Длинный P.S.: аксакал Азиз Шариф в финале долгой жизни был глубоко оскорблён, как и все нормальные люди, изданной в Ереване в 1984 г. по-русски скандально-мерзостной книгой Зория Балаяна «Очаг» (кстати, я и ознакомил с этой книгой, испещрённой моими замечаниями, - глазам своим не верил, что такая книга, полная злобы ко всему тюркскому, даже «дикарю» Олжасу Сулейменову досталось, могла появиться). Именно она положила начало легально выраженной вражде народов, и «дружба народов», вопреки здравому смыслу, обернулись самоубийственной бойней.

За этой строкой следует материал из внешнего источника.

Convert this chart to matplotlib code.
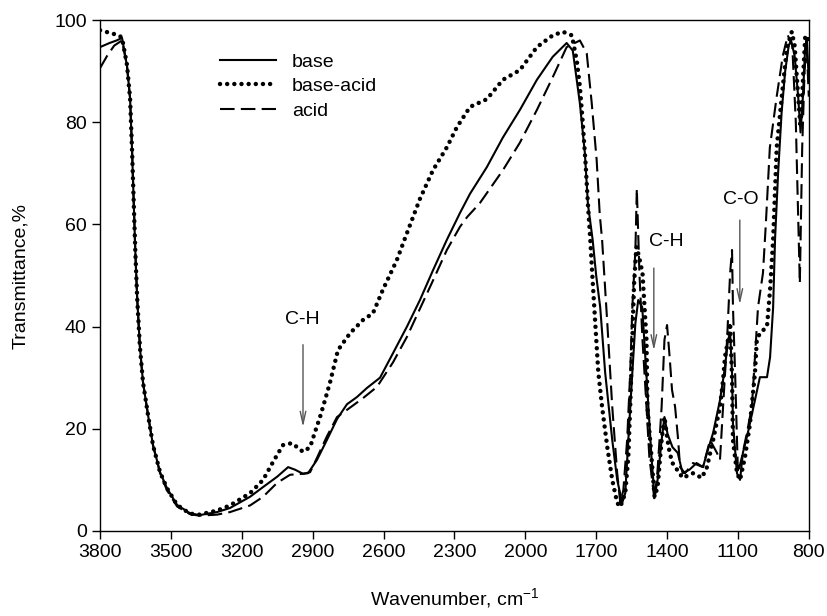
import matplotlib
matplotlib.use("Agg")
import matplotlib.pyplot as plt

plt.rcParams['font.family'] = ['Liberation Sans', 'DejaVu Sans']
plt.rcParams['mathtext.fontset'] = 'custom'
plt.rcParams['mathtext.rm'] = 'Liberation Sans'
plt.rcParams['mathtext.it'] = 'Liberation Sans:italic'

# base (solid)
base_x = [3800, 3760, 3730, 3707, 3686, 3673, 3665, 3658, 3651, 3643, 3631, 3618, 3597, 3576,
          3546, 3517, 3474, 3420, 3380, 3305, 3250, 3165, 3110, 3051, 3004, 2975, 2941, 2920,
          2882, 2840, 2797, 2755, 2713, 2670, 2615, 2560, 2501, 2446, 2391, 2332, 2277, 2234,
          2163, 2095, 2023, 1951, 1884, 1825, 1799, 1769, 1748, 1735, 1715, 1700, 1683, 1662,
          1632, 1611, 1590, 1577, 1564, 1547, 1534, 1522, 1505, 1492, 1479, 1466, 1453, 1440,
          1423, 1411, 1398, 1377, 1355, 1334, 1305, 1275, 1248, 1231, 1205, 1176, 1155, 1142,
          1133, 1125, 1121, 1104, 1091, 1079, 1058, 1028, 1007, 977, 964, 951, 943, 930, 915,
          900, 885, 875, 860, 845, 835, 825, 815, 808, 800]
base_y = [94.7, 95.5, 96, 96.5, 91, 84.7, 75, 65, 55, 45.6, 35.8, 29, 22.7, 16.8,
          11.5, 8.4, 5.1, 3.5, 3.1, 3.7, 4.5, 6.7, 8.6, 10.6, 12.5, 12, 11.2, 11.3,
          13.9, 17.8, 21.9, 24.8, 26.2, 28, 30, 34.8, 40, 45.2, 51, 57, 62.2, 66,
          71.2, 77, 82.4, 88.3, 92.8, 95.5, 94, 83.7, 74, 64, 57, 50, 43.8, 31,
          17.8, 10, 5.5, 7.4, 17.8, 31, 40.7, 45.2, 43.8, 34, 24.3, 14.5, 6.7, 10,
          17.8, 22.3, 19, 16.4, 15.3, 11.3, 12, 13.3, 12.5, 15.3, 19.2, 25.6, 32, 37.4,
          38.7, 31, 21, 11.3, 10, 15.3, 19.2, 25.6, 30.1, 30.1, 34, 43.8, 57, 70, 82,
          90, 95, 96, 93, 85, 78, 85, 95, 96, 88]

# base-acid (dotted)
ba_x = [3800, 3760, 3720, 3707, 3686, 3673, 3665, 3658, 3651, 3643, 3631, 3618, 3597, 3576,
        3546, 3517, 3474, 3420, 3380, 3305, 3250, 3165, 3110, 3068, 3026, 2988, 2941, 2911,
        2890, 2869, 2848, 2827, 2793, 2742, 2687, 2645, 2603, 2544, 2501, 2446, 2391, 2332,
        2290, 2234, 2163, 2095, 2023, 1951, 1884, 1841, 1803, 1782, 1769, 1757, 1745, 1735,
        1725, 1717, 1704, 1691, 1675, 1653, 1632, 1611, 1598, 1577, 1564, 1556, 1547, 1540,
        1530, 1520, 1504, 1487, 1483, 1466, 1453, 1440, 1423, 1411, 1398, 1389, 1377, 1334,
        1290, 1253, 1231, 1205, 1176, 1163, 1155, 1142, 1133, 1125, 1121, 1104, 1091, 1070,
        1049, 1028, 1020, 1007, 977, 964, 951, 936, 915, 893, 872, 860, 845, 835, 825, 815, 800]
ba_y = [98, 97.5, 97, 96.5, 91.2, 84.7, 75, 65, 55, 45.6, 35.8, 29, 22.7, 16.8,
        11.5, 8.4, 5.1, 3.4, 3.2, 4, 5, 7.4, 10, 13.5, 16.8, 17.2, 15.5, 16.4,
        19.4, 22.3, 25.6, 29, 35.4, 38.7, 41.3, 42.6, 47.2, 53, 58.3, 65, 70.6, 75.1,
        79, 83, 84.5, 88.3, 90.2, 94.7, 97, 97.7, 97, 92, 87, 80, 72, 64,
        57, 50.5, 40.7, 31, 24.3, 16.4, 10, 5.5, 4.7, 7.4, 14.5, 24.3, 37.4, 48,
        55.6, 54, 50.5, 37.4, 24.3, 14.5, 6.7, 8.6, 17.8, 22.3, 17.8, 15.3, 13.3, 10.4,
        11.3, 10.4, 12.5, 17.8, 24.3, 29.5, 34, 37.4, 40.7, 30, 17.8, 11.3, 10, 14.5,
        21, 30.9, 37.4, 38.7, 40, 47.2, 57, 75, 84.7, 94.5, 97.7, 95, 85, 79, 88, 97, 96]

# acid (dashed)
acid_x = [3800, 3770, 3740, 3707, 3686, 3673, 3665, 3658, 3651, 3643, 3631, 3618, 3597, 3576,
          3546, 3517, 3474, 3420, 3380, 3305, 3250, 3165, 3110, 3051, 2996, 2941, 2911, 2882,
          2840, 2797, 2755, 2687, 2628, 2560, 2501, 2446, 2391, 2332, 2277, 2247, 2192, 2095,
          2023, 1951, 1884, 1825, 1769, 1740, 1719, 1698, 1685, 1675, 1653, 1632, 1611, 1598,
          1585, 1569, 1556, 1547, 1534, 1528, 1517, 1504, 1487, 1475, 1453, 1440, 1423, 1411,
          1400, 1389, 1379, 1366, 1353, 1345, 1324, 1290, 1248, 1218, 1189, 1176, 1163, 1146,
          1133, 1125, 1121, 1112, 1104, 1100, 1083, 1062, 1041, 1028, 1015, 994, 982, 965, 936,
          910, 889, 870, 855, 838, 828, 818, 810, 800]
acid_y = [90.6, 93, 95, 96, 91, 84.7, 75, 65, 55, 45.6, 35.8, 29, 22.7, 16.8,
          11.3, 8, 4.8, 3.3, 3.0, 3.2, 3.7, 5, 6.7, 9.4, 11, 11.2, 11.5, 14.3,
          18.5, 22.3, 23.7, 26, 28.2, 33, 38, 43.5, 49, 55, 59.5, 61.4, 64.2, 70.6,
          76, 82.4, 88.8, 94.7, 96, 93.5, 83.8, 72.6, 62, 57, 40.7, 24.3, 11.3, 5.5,
          8, 17.8, 31, 43.8, 55, 67, 50.5, 37.4, 24.3, 14.5, 6, 12, 24.3, 37.4,
          40.3, 34, 27.6, 24.3, 17.8, 12.5, 11.3, 13.3, 12.5, 17.8, 15.3, 13.9, 24.3, 37.4,
          50.5, 55, 43.8, 31, 17.8, 11.3, 14.5, 19.2, 24.3, 34, 43.8, 50.5, 60, 75, 85,
          93, 97, 95, 80, 48.5, 75, 90, 96, 85]

x_ticks = [3800, 3500, 3200, 2900, 2600, 2300, 2000, 1700, 1400, 1100, 800]
y_ticks = [0, 20, 40, 60, 80, 100]

fig = plt.figure(figsize=(8.27, 6.16), dpi=100)
ax = fig.add_axes([0.121, 0.138, 0.857, 0.8295])

ax.plot(base_x, base_y, color='black', lw=1.5, linestyle='-', label='base')
ax.plot(ba_x, ba_y, color='black', lw=3.2, linestyle=(0, (0.01, 1.6)),
        dash_capstyle='round', label='base-acid')
ax.plot(acid_x, acid_y, color='black', lw=1.5, linestyle=(0, (7, 3)), label='acid')

ax.set_xlim(3800, 800)
ax.set_ylim(0, 100)
ax.set_xticks(x_ticks)
ax.set_yticks(y_ticks)
ax.tick_params(direction='out', length=6, width=1, labelsize=14)
for s in ax.spines.values():
    s.set_linewidth(1)

ax.set_xlabel('Wavenumber, cm$^{-1}$', fontsize=14, labelpad=18)
ax.set_ylabel('Transmittance,%', fontsize=14, labelpad=18)

# annotations
arrow = dict(arrowstyle='->,head_length=0.9,head_width=0.2', color='#555555', lw=1)
ax.annotate('', xy=(2941, 19.8), xytext=(2941, 37), arrowprops=arrow)
ax.text(2945, 41.3, 'C-H', fontsize=14, ha='center', va='center')
ax.annotate('', xy=(1456, 34.8), xytext=(1456, 52), arrowprops=arrow)
ax.text(1405, 56.6, 'C-H', fontsize=14, ha='center', va='center')
ax.annotate('', xy=(1092, 43.8), xytext=(1092, 61.4), arrowprops=arrow)
ax.text(1086, 64.8, 'C-O', fontsize=14, ha='center', va='center')

ax.legend(frameon=False, loc='upper left', bbox_to_anchor=(0.169, 0.935),
          borderpad=0, borderaxespad=0, handlelength=2.9, handletextpad=0.8,
          labelspacing=0.35, fontsize=14)

fig.savefig('out.png', dpi=100)
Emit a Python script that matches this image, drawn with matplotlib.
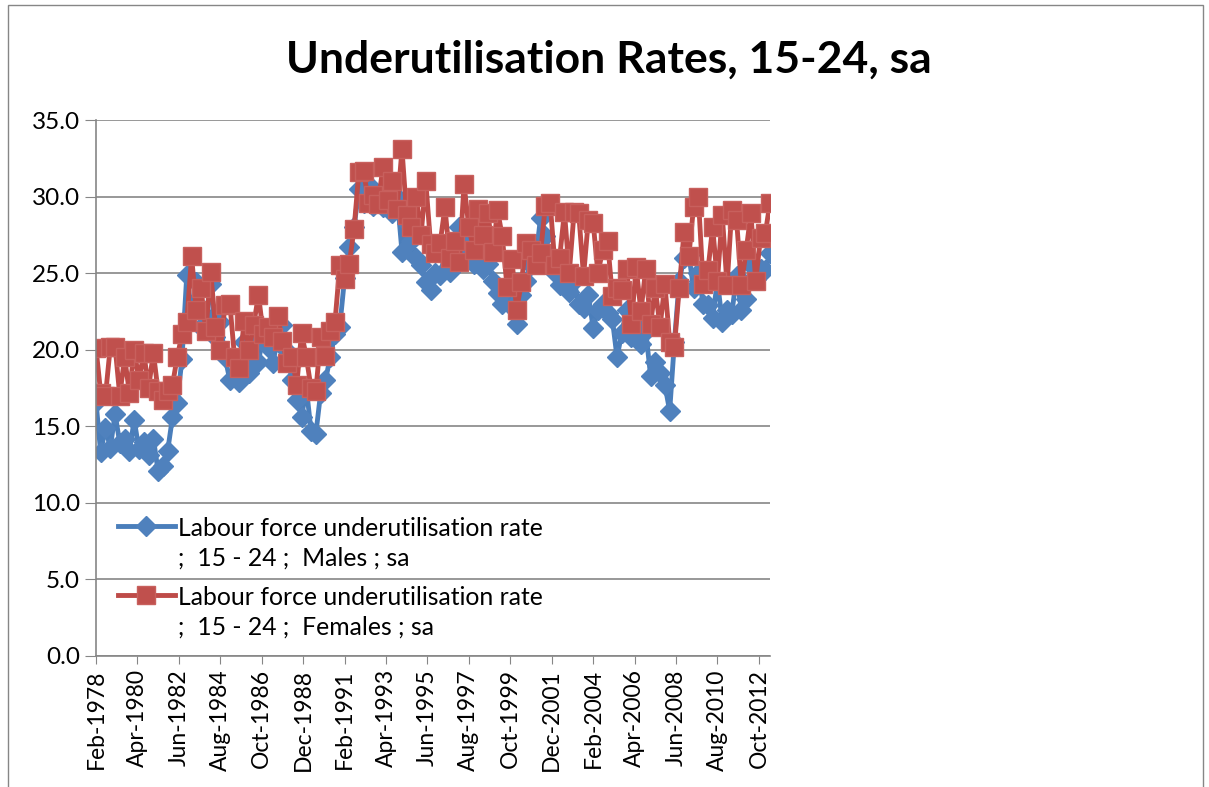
import numpy as np
import pandas as pd
import matplotlib
import matplotlib.pyplot as plt
import matplotlib.dates as mdates
from matplotlib.patches import Rectangle

matplotlib.use('Agg')

# quarterly readings, Feb-1978 .. May-2013
start = '1978-02-01'
males = [
    16.6, 13.3, 14.9, 13.6,
    15.8, 13.9, 14.2, 13.4,
    15.4, 13.5, 14.0, 13.1,
    14.2, 12.1, 12.4, 13.4,
    15.6, 16.5, 19.4, 24.9,
    22.4, 24.4, 21.5, 22.2,
    24.3, 20.8, 21.8, 19.5,
    18.0, 19.3, 17.9, 20.5,
    18.5, 20.6, 19.2, 21.0,
    20.2, 19.1, 20.7, 21.6,
    19.9, 18.0, 16.7, 15.6,
    17.5, 14.7, 14.5, 17.2,
    18.0, 19.5, 21.0, 21.5,
    24.7, 26.7, 28.0, 30.5,
    29.6, 30.8, 29.4, 30.2,
    29.3, 30.6, 28.9, 30.0,
    26.4, 28.3, 27.1, 26.0,
    25.5, 24.4, 23.9, 25.0,
    24.9, 26.2, 25.1, 26.4,
    28.0, 26.6, 27.2, 25.6,
    26.0, 25.3, 25.6, 24.5,
    23.7, 23.0, 24.0, 22.8,
    21.7, 23.6, 24.5, 25.5,
    26.0, 28.6, 27.4, 26.2,
    25.0, 24.2, 24.6, 23.8,
    24.5, 23.0, 22.7, 23.6,
    21.4, 22.6, 23.0, 22.4,
    22.0, 19.5, 21.1, 22.6,
    20.8, 21.6, 20.4, 21.2,
    18.3, 19.2, 18.5, 17.7,
    16.0, 20.5, 24.5, 26.0,
    26.2, 24.0, 25.0, 23.0,
    22.9, 22.1, 24.5, 21.8,
    22.6, 22.3, 24.8, 22.6,
    23.3, 25.5, 24.6, 25.3,
    25.2, 26.3,
]
females = [
    20.1, 17.2, 17.0, 20.2,
    20.2, 17.0, 19.5, 17.2,
    20.0, 18.0, 19.8, 17.5,
    19.8, 17.3, 16.7, 17.3,
    17.7, 19.5, 21.0, 21.8,
    26.1, 22.6, 24.0, 21.2,
    25.1, 21.5, 20.0, 22.9,
    23.0, 19.5, 18.8, 21.9,
    20.0, 21.6, 23.6, 21.0,
    21.5, 20.8, 22.2, 20.6,
    19.1, 19.5, 17.7, 21.1,
    19.5, 17.5, 17.3, 20.8,
    19.6, 21.2, 21.8, 25.5,
    24.6, 25.6, 27.9, 31.6,
    31.7, 29.6, 30.1, 29.5,
    31.9, 29.8, 31.0, 29.2,
    33.1, 28.8, 28.0, 30.0,
    27.5, 31.0, 26.9, 26.3,
    27.0, 29.3, 26.0, 27.1,
    25.7, 30.8, 28.0, 26.5,
    29.2, 27.5, 28.9, 26.4,
    29.1, 27.4, 24.1, 25.9,
    22.6, 24.4, 27.0, 26.5,
    25.5, 26.3, 29.4, 29.6,
    25.5, 26.0, 29.0, 25.0,
    29.0, 28.9, 24.8, 28.5,
    28.3, 25.0, 26.5, 27.1,
    23.5, 24.0, 23.9, 25.3,
    21.7, 25.4, 22.5, 25.3,
    21.7, 24.0, 21.5, 24.3,
    20.5, 20.2, 24.0, 27.7,
    26.1, 29.3, 30.0, 24.3,
    25.2, 28.0, 24.5, 28.8,
    24.2, 29.1, 28.5, 24.2,
    26.5, 28.9, 24.5, 27.3,
    27.6, 29.6,
]
labels = ['Labour force underutilisation rate\n;  15 - 24 ;  Males ; sa',
          'Labour force underutilisation rate\n;  15 - 24 ;  Females ; sa']
title = 'Underutilisation Rates, 15-24, sa'

dates = pd.date_range(start, periods=len(males), freq='3MS')
ticks = pd.date_range(start, dates[-1], freq='26MS')

plt.rcParams['font.family'] = ['Lato', 'DejaVu Sans']
grey = '#868686'
blue = '#4a7ebb'
red = '#be4b48'

fig = plt.figure(figsize=(12.09, 7.87), dpi=100)
fig.patches.append(Rectangle((8 / 1209, -0.05), 1195 / 1209, 1.05 - 5 / 787,
                             transform=fig.transFigure, fill=False,
                             edgecolor=grey, lw=1))
ax = fig.add_axes([96 / 1209, 1 - 656 / 787, 674 / 1209, 536 / 787])

ax.plot(dates, males, color=blue, lw=3.5, marker='D', ms=10,
        mfc='#4f81bd', mec='#4f81bd', label=labels[0])
ax.plot(dates, females, color=red, lw=3.5, marker='s', ms=13,
        mfc='#c0504d', mec='#c8605d', mew=1, label=labels[1])

ax.set_ylim(0, 35)
ax.set_yticks(np.arange(0, 35.1, 5))
ax.yaxis.set_major_formatter(matplotlib.ticker.FormatStrFormatter('%.1f'))
ax.set_xlim(dates[0], dates[-1])
ax.set_xticks(ticks)
ax.xaxis.set_major_formatter(mdates.DateFormatter('%b-%Y'))
ax.tick_params(axis='x', labelrotation=90, length=6, color=grey, labelsize=16.5)
ax.tick_params(axis='y', length=8, color=grey, labelsize=17.5)
ax.grid(axis='y', color=grey, lw=1.2)
ax.set_axisbelow(True)
for s in ['top', 'right']:
    ax.spines[s].set_visible(False)
for s in ['left', 'bottom']:
    ax.spines[s].set_color(grey)
    ax.spines[s].set_linewidth(1.2)

leg = ax.legend(loc='upper left', bbox_to_anchor=(118 / 1209, 1 - 517 / 787),
                bbox_transform=fig.transFigure, frameon=False, fontsize=17.8,
                handlelength=2.3, handletextpad=0.12, labelspacing=0.7,
                borderpad=0, borderaxespad=0)
for t in leg.get_texts():
    t.set_linespacing(1.32)
# put the marker on the first line of each two-line label
for col in leg._legend_handle_box.get_children():
    for item in col.get_children():
        item.align = 'top'

fig.text(609 / 1209, 1 - 60 / 787, title, ha='center', va='center',
         fontsize=32, fontweight='bold')

fig.savefig('out.png', dpi=100)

Но, застав начало межэтнических конфликтов в Закавказье, Азиз Шариф всё же ушел с надеждой, что эти споры до кровопролитий, а тем более войн, не доведут: целый век прожил в уверенности, что распри – случайность, и, веря в торжество разума, посылал письма-укоры деятелям культуры Азербайджана и Армении, призывая их к сдержанности, прося одуматься… – неужто, кажется порой, он прожил жизнь в наивности? И если так – в позавидовать ли ему?
Замечу, что то были советские годы, и я, возмущённый «Очагом», искренне недоумевающий его появлением, такой же наивный тогда, как и Азиз Шариф, специально встретился с Георгием Марковым, первым лицом в Союзе писателей СССР, человеком, вхожим в наивысшие эшелоны власти, показал ему книгу, что надо дать отпор и т.д., а он мне: «Не обращайте внимания! Все знают, что армяне националисты (слово было бранным), а азербайджанцы интернационалисты (характеристика положительная), так что не связывайтесь!..» И в ЦК Азербайджана: «Надо ответить на эту злобную книгу!..» говорил, приезжая в Баку. Никакого отклика, и я, каюсь, послушный здравым, как казалось, голосам, умолкал, уповая на мощь великой державы, которую не сокрушить.